Reducing overtime in the production industry involves implementing efficient processes, such as optimizing production planning, allocating resources more effectively, and investing in cross-training employees to perform multiple roles within the production process, providing flexibility in staffing and minimizing the need for overtime. Automation tools will also play an important role.
Workloads should be analyzed and distributed evenly among warehouse employees, ensuring that no one is overburdened; advanced inventory management systems should be implemented to accurately track inventory levels, prevent overloading, and avoid rush orders that may lead to overtime.
The warehouse should be organized strategically to reduce the time to complete orders.
Reducing overtime in logistics involves optimizing processes and focusing on employee management.
For example, more advanced route optimization software can be useful for planning efficient delivery routes, minimizing transit time, and reducing overtime caused by ineffective route planning.
Another important strategy to implement is to maintain service vehicles to prevent breakdowns and delays regularly. Efficient fleet management reduces unexpected downtime and the need for overtime to catch up on missed deliveries.
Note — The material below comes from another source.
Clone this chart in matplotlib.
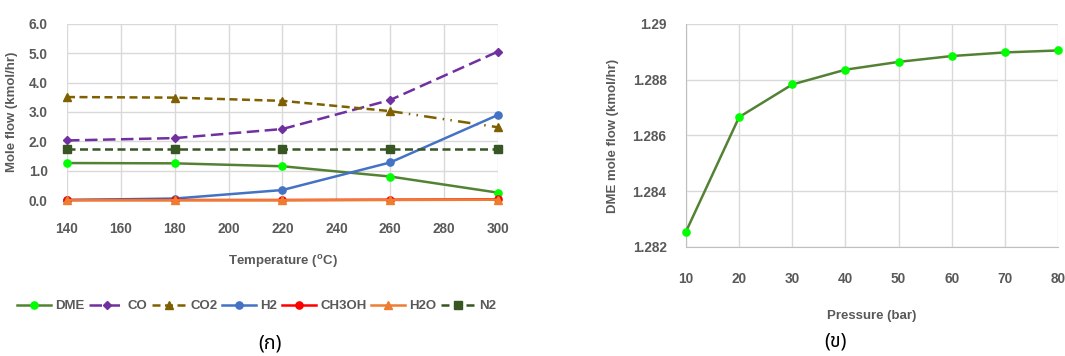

In the current work environment, where efficiency and employee well-being are two sides of the same coin, reducing overtime has emerged as a critical focus.
Over time, the extra hours worked beyond the standard workweek carry immediate and long-term implications for both organizations and the workforce.
Understanding what overtime entails and why it’s essential to control it sets the stage for informed action. Overtime not only impacts the worker’s health and efficiency but also imposes financial strains on companies.
By reducing overtime, businesses gain the ability to manage costs effectively, promoting financial stability.
Analyzing the causes of overtime sheds light on the complexities of the issue. Factors like increased workload, inadequate resources, inefficient work processes, and normalized overtime contribute to this challenge.
Recognizing these causes is the first step in designing effective solutions.